The Expanding Blaze: How the American Revolution Ignited the World, 1775-1848
Princeton University Press (2017)
A briliant examination of “the crucible of demographic modernity”
As is often true of my reviewing efforts, I read this book in combination with another book, R.R. Palmer’s The Age of the Democratic Revolution: A Political History of Europe and America, 1760-1800, also published by Princeton University Press.
In Setting the World Ablaze, John Ferling invoked metaphors of pyrotechnics when discussing the American War of Independence and they are indeed appropriate figures of speech. The Boston Massacre on December 16, 1773, served as the “spark” and various real or perceived grievances served as “kindling.” Over time, more than 200,000 lives and countless acres of property were consumed or severely damaged.

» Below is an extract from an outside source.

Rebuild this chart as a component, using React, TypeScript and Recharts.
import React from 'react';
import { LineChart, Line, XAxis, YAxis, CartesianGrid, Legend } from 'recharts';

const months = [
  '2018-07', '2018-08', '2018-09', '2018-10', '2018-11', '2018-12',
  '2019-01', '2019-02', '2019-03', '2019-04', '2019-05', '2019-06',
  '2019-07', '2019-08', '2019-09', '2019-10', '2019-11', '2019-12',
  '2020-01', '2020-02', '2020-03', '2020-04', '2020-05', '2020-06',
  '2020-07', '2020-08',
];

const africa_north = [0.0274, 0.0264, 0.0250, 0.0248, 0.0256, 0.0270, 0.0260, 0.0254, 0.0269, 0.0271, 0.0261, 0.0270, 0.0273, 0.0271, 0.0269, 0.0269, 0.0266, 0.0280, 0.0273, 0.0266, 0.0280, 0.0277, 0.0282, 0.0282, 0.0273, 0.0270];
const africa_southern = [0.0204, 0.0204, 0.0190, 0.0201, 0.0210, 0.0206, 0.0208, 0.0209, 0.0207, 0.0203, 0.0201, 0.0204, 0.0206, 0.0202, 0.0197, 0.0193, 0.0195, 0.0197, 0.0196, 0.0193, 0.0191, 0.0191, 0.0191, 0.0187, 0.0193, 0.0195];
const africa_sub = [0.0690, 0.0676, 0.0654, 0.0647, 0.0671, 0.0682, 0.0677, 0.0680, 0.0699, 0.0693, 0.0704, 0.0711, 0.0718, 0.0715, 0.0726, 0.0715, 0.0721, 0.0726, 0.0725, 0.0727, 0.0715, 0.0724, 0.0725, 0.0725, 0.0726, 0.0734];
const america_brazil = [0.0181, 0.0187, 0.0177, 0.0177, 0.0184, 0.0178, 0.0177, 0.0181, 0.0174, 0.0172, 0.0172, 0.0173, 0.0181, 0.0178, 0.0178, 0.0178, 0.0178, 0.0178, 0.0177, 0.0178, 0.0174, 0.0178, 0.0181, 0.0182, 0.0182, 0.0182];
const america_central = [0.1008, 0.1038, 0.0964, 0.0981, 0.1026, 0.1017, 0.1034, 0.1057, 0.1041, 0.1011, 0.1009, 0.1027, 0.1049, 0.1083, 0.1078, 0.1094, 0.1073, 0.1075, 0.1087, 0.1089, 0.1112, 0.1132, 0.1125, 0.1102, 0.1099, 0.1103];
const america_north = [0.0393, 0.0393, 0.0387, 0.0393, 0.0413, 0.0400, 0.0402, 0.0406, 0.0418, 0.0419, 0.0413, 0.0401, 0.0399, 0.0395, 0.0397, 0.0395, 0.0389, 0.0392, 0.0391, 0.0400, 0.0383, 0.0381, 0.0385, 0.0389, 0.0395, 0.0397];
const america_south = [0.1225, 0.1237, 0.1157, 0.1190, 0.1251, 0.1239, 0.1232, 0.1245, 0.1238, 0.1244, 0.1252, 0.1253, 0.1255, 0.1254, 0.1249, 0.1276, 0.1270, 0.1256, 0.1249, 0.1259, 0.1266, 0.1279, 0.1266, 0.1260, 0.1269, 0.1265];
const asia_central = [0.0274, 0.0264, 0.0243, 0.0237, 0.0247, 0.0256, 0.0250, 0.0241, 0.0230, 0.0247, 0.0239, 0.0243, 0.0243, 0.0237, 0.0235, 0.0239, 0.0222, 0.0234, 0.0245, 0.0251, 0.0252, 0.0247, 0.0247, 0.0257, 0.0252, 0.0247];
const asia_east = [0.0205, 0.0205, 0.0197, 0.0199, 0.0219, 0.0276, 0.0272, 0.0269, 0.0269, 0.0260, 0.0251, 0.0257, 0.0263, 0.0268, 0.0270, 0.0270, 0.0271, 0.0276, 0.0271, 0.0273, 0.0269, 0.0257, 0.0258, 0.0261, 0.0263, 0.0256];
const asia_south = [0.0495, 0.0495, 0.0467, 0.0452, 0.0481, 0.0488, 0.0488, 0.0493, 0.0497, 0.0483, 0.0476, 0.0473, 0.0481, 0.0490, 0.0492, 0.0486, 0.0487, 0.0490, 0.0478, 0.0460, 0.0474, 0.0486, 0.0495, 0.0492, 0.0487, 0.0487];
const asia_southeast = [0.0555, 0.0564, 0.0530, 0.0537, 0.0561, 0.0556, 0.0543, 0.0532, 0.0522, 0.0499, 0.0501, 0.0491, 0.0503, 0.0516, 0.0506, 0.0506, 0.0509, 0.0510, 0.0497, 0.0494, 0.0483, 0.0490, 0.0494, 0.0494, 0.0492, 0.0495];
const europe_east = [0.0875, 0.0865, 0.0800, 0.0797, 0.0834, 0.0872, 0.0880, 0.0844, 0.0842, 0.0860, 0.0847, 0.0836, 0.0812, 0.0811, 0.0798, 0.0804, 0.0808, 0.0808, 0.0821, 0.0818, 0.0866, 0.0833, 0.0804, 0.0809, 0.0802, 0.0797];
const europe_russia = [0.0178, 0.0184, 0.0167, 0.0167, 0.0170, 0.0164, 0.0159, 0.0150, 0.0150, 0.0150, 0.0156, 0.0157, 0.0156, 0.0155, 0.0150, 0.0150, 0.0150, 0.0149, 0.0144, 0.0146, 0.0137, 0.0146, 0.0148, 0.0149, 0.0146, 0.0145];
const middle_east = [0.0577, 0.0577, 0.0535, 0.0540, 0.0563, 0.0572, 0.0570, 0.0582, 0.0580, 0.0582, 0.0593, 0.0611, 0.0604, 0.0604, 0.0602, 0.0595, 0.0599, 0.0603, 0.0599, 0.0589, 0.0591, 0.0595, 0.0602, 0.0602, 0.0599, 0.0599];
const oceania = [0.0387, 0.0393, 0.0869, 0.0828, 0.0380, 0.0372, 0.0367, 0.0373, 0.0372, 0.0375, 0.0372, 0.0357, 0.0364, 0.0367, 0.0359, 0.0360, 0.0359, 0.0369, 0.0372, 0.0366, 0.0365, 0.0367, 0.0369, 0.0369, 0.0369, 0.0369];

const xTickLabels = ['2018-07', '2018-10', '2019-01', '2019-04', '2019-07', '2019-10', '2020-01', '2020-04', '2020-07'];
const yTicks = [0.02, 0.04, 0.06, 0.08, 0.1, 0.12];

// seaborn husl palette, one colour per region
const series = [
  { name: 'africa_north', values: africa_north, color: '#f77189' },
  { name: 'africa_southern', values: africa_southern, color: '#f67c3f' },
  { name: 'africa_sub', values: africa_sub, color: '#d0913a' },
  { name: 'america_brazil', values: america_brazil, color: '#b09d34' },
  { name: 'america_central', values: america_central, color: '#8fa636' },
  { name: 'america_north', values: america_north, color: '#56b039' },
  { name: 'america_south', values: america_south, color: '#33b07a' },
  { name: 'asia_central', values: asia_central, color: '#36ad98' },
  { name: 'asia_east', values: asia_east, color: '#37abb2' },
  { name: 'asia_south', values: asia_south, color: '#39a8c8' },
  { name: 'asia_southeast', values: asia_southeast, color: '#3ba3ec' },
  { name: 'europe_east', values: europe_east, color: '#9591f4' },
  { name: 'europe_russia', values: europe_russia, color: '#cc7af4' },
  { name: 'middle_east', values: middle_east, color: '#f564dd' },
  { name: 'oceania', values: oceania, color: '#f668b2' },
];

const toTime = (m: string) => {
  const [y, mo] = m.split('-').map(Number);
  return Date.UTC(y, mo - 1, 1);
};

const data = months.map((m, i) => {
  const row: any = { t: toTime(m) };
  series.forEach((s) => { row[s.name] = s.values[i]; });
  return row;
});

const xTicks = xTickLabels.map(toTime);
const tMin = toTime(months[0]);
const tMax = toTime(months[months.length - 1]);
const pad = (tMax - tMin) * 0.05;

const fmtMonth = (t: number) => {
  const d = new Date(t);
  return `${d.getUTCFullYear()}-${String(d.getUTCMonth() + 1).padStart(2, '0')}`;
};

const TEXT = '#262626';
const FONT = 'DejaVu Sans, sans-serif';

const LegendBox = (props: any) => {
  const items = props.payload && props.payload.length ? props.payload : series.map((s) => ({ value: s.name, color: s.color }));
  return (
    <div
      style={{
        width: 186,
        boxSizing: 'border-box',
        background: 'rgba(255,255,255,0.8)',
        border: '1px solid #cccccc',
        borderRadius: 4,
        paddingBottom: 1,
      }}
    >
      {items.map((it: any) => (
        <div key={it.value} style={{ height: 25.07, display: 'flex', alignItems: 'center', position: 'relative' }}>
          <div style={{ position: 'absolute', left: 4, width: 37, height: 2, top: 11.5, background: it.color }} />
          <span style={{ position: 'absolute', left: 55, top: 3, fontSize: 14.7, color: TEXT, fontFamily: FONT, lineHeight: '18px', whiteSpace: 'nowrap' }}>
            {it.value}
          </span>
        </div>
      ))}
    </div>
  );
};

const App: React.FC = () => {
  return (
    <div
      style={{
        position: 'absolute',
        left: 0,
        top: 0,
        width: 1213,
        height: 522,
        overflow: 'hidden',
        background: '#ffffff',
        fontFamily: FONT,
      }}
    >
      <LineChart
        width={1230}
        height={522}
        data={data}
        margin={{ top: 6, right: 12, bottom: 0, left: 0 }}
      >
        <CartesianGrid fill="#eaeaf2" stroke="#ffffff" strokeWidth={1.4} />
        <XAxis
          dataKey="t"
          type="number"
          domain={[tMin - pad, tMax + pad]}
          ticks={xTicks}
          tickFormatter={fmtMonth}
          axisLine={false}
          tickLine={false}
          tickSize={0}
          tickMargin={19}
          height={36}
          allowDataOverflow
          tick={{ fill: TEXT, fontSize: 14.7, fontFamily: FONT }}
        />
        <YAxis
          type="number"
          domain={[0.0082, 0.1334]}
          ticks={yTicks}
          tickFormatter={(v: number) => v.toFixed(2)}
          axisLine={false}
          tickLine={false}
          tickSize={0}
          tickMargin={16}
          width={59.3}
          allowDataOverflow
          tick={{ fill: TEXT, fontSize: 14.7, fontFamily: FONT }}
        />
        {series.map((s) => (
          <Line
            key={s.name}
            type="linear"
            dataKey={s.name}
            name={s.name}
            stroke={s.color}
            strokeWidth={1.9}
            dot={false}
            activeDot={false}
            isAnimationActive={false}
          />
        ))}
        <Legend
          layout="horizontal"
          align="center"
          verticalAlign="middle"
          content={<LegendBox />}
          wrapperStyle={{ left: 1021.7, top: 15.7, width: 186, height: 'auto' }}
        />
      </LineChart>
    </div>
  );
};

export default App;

The “firestorm of destruction” extended from New England through Pennsylvania to East Florida in the south, and, to Saint Louis in what was then referred to as Upper Spanish Louisiana in the west.
Derek Beck makes equally effective use of these and other metaphors in his latest book, Igniting the Revolution, by implication and explication as he examines a two-year period that evolves from the Boston Massacre to a cluster of events in the British Expedition to Lexington on April 19, 1775.
Jonathan Israel also makes brilliant use of pyrotechnical metaphors when tracing the process by which thirteen colonies eventually achieved their independence from what was then the most powerful nation in the western hemisphere. His scope, however, seems wider than Ferling’s and Beck’s as well as Rick Atkins’ in The British Are Coming. The Age of Revolution was by no means limited to Colonial America. This is clearly indicated by the subtitle of The Expanding Blaze: “How the American Revolution Ignited the World, 1775-1848.” That is why I read his book in combination with Palmer’s.
Consider these lines that Israel cites from one of Philip Freneau’s poems (dated March 1790):
“From that bright spark which first illumed these lands,
See Europe kindling, as the blaze expands,
Each gloomy tyrant, sworn to chain the mind,
Presumes no more to trample on mankind:
Even pitent Louis trembles on his throne,
The generous prince who made our cause his own,…”
Freneau correctly suggests much wider and deeper impact — and significance — of events in the colonies that, even today, few people now realize.
Now consider very carefully these observations, shared in his brilliant Introduction: “Challenging the three main pillars of the Old World ancien régime — monarchy, aristocracy, and religious authority — the Revolution altered, though not without massive resistance, the character of the religious authority and ecclesiastical involvement in politics, law and institutions,, and weakened, even if it did overthrow, the principle of ‘aristocracy.’ Its political and institutional innovations grounded a wholly new kind of republic embodying a diametrically opposed social vision built on shared liberty and equal rights.” Except, of course, for almost all of those who were not white European males.
These are among the subjects of greatest interest to me, also listed to suggest the scope of Israel’s coverage.
o The origins of what he characterizes as “democratic modernity”
o Major early indicators of what led to the Declaration of Independence
o The defining characteristics of what Israel characterizes as “revolutionary constitutionalism”
o Whether pr not Benjamin Franklin was an “American icon”
o The issues associated with Black “emancipation”
o The issues associated with “expropriation” of Native Americans
o The issues associated with “dispossession” of Whites
o What Israel characterizes as “Canada: An Ideological conflict”
o John Adams’ “American Revolution”
o Thomas Jefferson’s “French Revolution”
o The merging “party system” in the 1790s
o The significance of the Haitian Revolution
o The unique significance of Napoleon, Spain, and the Americas”: 1808-1815
o The Revolution of 1848: Republicanism versus Socialism
o Currents and cross-currents in America’s foreign relations (1848-1852)
Let’s return to Israel’s Introduction: “The American Revolution, then, had a dual trajectory and in this respect formed part of a wider transatlantic revolutionary sequence, a series of revolutions in France, Italy, Holland, Switzerland, Germany, Ireland, Haiti, Poland, Spain, Gredece, and Spanish America…The endeavors of the Founding Fathers and their followers abroad prove the deep interaction of the American Revolution and its principles with the other revolutions, substantiating the Revolution’s global role less as directly intervening force than inspirational motor, the primary model, for universal change”
The Expanding Blaze truly is a brilliant examination of what Jonathan Israel so aptly characterizes as “the crucible of demographic modernity.”